Around 30 residents live in the park at any given time. One resident who spoke to CTV News said he had been there for nearly six months after moving from Merritt.
“You got your own space, you do what you want, you got 100 per cent freedom down here," said Dan. “It’s pretty good, I always told myself I’d be caught dead living down here.”
Another resident, Weston Shupe, said he moved to the park about eight months ago from the Kootenays.
“We’ve got a pretty good community going on here, everybody looks after one another,” Shupe said. “I haven’t lived in an SRO but I’ve heard there’s a lot of bad stories about SROs.”
The Vancouver Park Board tried to seek an injunction to clear out the encampment not long after it started but that move was rejected by the BC Supreme Court in early 2022. Since then, amenities have been added to the park including upgraded washrooms, a power supply, fire extinguishers and an emergency phone.
Park rangers also go through the camp every morning to help clean up, though Shupe said they sometimes come a little too early.
“Sometimes they come in big squads and are ready to clean up and everything but we tell them ‘you guys gotta phone us ahead of time,’” he said. “We don’t like it when they pop up and they’re like ‘ok start cleaning up everybody.’”
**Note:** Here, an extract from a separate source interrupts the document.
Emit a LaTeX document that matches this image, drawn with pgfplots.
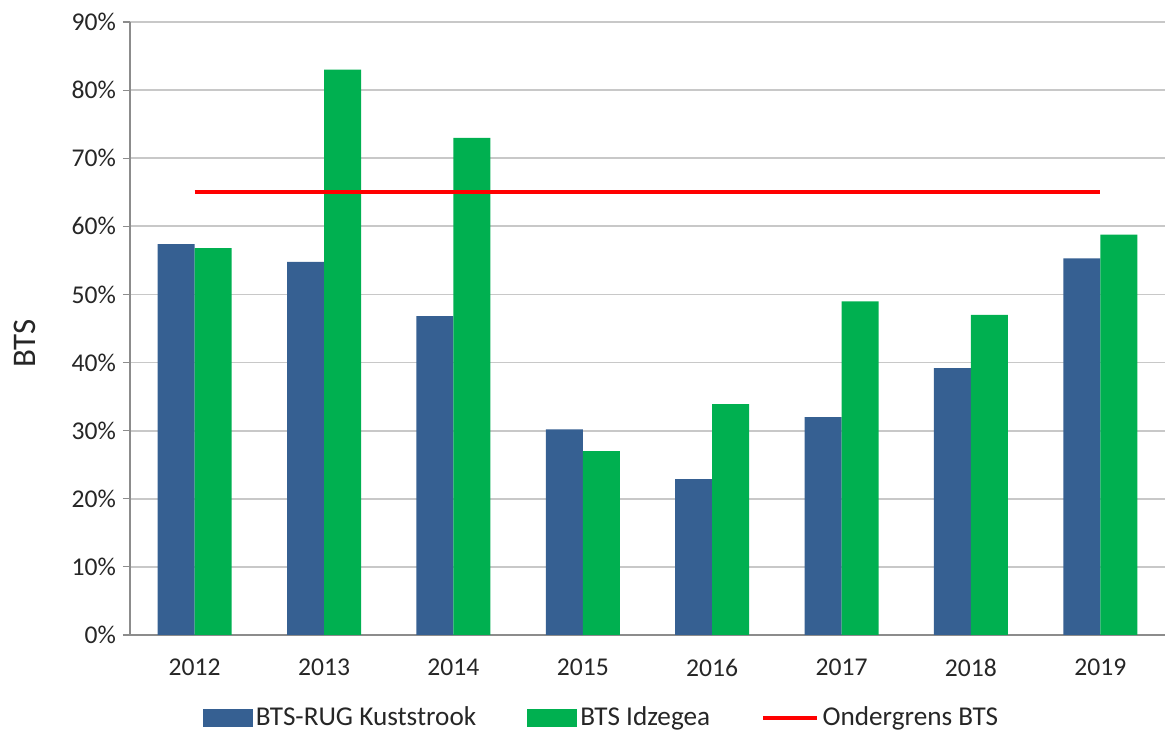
\documentclass[border=0pt]{standalone}
\usepackage{fontspec}
\setmainfont{Carlito}
\usepackage{pgfplots}
\pgfplotsset{compat=1.18}
\definecolor{cblue}{RGB}{54,96,146}
\definecolor{cgreen}{RGB}{0,176,80}
\definecolor{cgrid}{RGB}{200,200,200}
\definecolor{caxis}{RGB}{140,140,140}
\definecolor{ctext}{RGB}{38,38,38}
\begin{document}
\begin{tikzpicture}
\begin{axis}[
    at={(0,0)}, anchor=south west,
    scale only axis,
    width=517.5pt, height=306.5pt,
    xmin=-0.5, xmax=7.5,
    ymin=0, ymax=90,
    ytick={0,10,...,90},
    yticklabel={\pgfmathprintnumber{\tick}\%},
    xtick={0,...,7},
    xticklabels={2012,2013,2014,2015,2016,2017,2018,2019},
    x tick style={draw=none},
    extra x ticks={-0.5,0.5,1.5,2.5,3.5,4.5,5.5,6.5,7.5},
    extra x tick labels={},
    extra x tick style={grid=none, major tick length=3.5pt, tick style={draw=caxis, line width=0.6pt}},
    tick align=outside,
    major tick length=3.5pt,
    y tick style={draw=caxis, line width=0.6pt},
    axis x line*=bottom, axis y line*=left,
    axis line style={draw=caxis, line width=0.7pt, -},
    ymajorgrids,
    grid style={draw=cgrid, line width=0.9pt},
    /pgf/number format/assume math mode=true,
    tick label style={font=\fontsize{12.8}{15}\selectfont, text=ctext},
    xticklabel style={yshift=-5pt},
    ylabel={BTS},
    ylabel style={at={(axis description cs:-0.102,0.476)}, anchor=center, font=\fontsize{16.5}{19}\selectfont, text=ctext},
    legend style={at={(0.456,-0.135)}, anchor=center, draw=none, fill=none,
        legend columns=3, font=\fontsize{13.6}{16}\selectfont, text=ctext,
        nodes={inner sep=1.5pt},
        /tikz/every even column/.append style={column sep=24pt}},
]
\addplot[ybar, bar width=18.5pt, bar shift=-9.25pt, fill=cblue, draw=none,
    legend image code/.code={\fill[cblue] (0pt,-4.5pt) rectangle (25pt,4.5pt);}]
    coordinates {(0,57.4) (1,54.8) (2,46.8) (3,30.2) (4,22.9) (5,32.0) (6,39.2) (7,55.3)};
\addlegendentry{BTS-RUG Kuststrook}
\addplot[ybar, bar width=18.5pt, bar shift=9.25pt, fill=cgreen, draw=none,
    legend image code/.code={\fill[cgreen] (0pt,-4.5pt) rectangle (25pt,4.5pt);}]
    coordinates {(0,56.8) (1,83.0) (2,73.0) (3,27.0) (4,33.9) (5,49.0) (6,47.0) (7,58.8)};
\addlegendentry{BTS Idzegea}
\addplot[red, line width=2.2pt, sharp plot, mark=none,
    legend image code/.code={\draw[red, line width=2.2pt] (0pt,0pt) -- (27pt,0pt);}]
    coordinates {(0,65) (7,65)};
\addlegendentry{Ondergrens BTS}
\end{axis}
\pgfresetboundingbox
\path (-65pt,-48pt) rectangle (518pt,317.5pt);
\end{tikzpicture}
\end{document}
When asked what amenities would make the park a better living environment, both residents said showers and washrooms closer to the encampment. The current washroom facilities are about 50-metres away.
CRAB park advocate Fiona York believes there is a “discretionary anti-encampment lens that is applied” when authorities look at providing funding to the encampment.
“It has still taken sustained advocacy by park residents and advocates to actually establish and maintain amenities in the park,” York wrote in a statement to CTV News.